The red turned out to be 26.25 inches, weighing 6.13 pounds. After measuring, weighing and a quick pic, I released it to fight on tournament date. I immediately left that spot not to sore lip the rest and headed to the landing to pick up my stepson and cousin.


It was about time for the tide to start moving, so we headed for some flats. We stopped on the flats in a position so the wind would push us the way we wanted to go and by other docks to investigate. I had my cousin throwing a spoon since he didn’t fish artificial; my son threw a chartreuse tail paddle; and I threw the blazing hornet shad with procure

We were throwing deep, shallow, retrieving fast, slow, jigging and popping. We weren’t catching trout, reds, catfish — I mean nothing. We got to the point we were about to move spots, and I saw a roll on my son’s bait. He threw right back and his drag immediately took off.

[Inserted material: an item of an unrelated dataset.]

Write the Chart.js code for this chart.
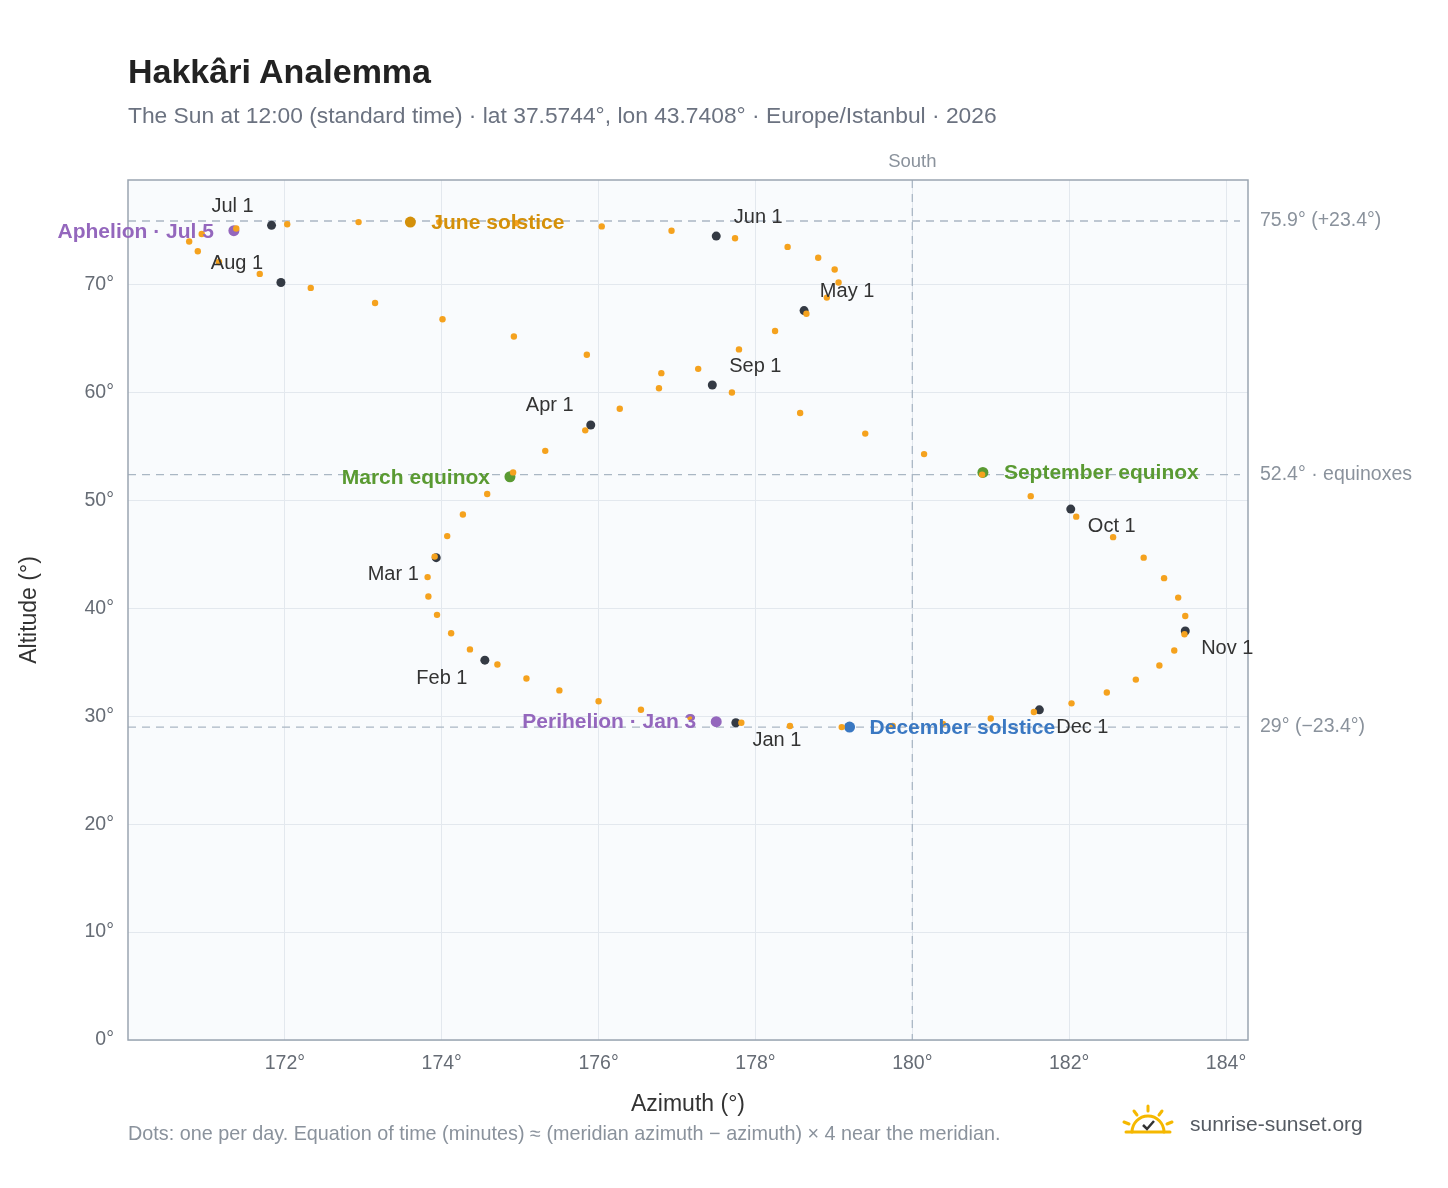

We could make out maybe two more reds with it, so I had my cousin throw at those to see if he could have hooked up — nothing. My son landed a chunk of a red at 23 inches, weighing 5.87 pounds. His red had shoulders and was so gorged up on something it looked like the fish’s stomach could bust at any moment.

We released and took off immediately, knowing we had good fish. I told my son it was too bad we were three weeks from tournament and not two, as the tides would be the same. He was like, “Um, we are two weeks out.” I had to check the calendar and he was correct.


The tides are the same two weeks out, unless there is a new moon. So we like to pre-fish, starting three weeks out because: 1) Finding the fish on different possible tides; 2) Week 2 the tides are the same as tournament unless a new moon; and 3) It allows the fish to recover from being hooked and not be pressured until tournament day.

We checked two more spots that day and managed to catch a couple of small trout and a rat red. The fishing was tough and the conditions were rough, but we managed to land 12 pounds which is a good weight to weigh in around here.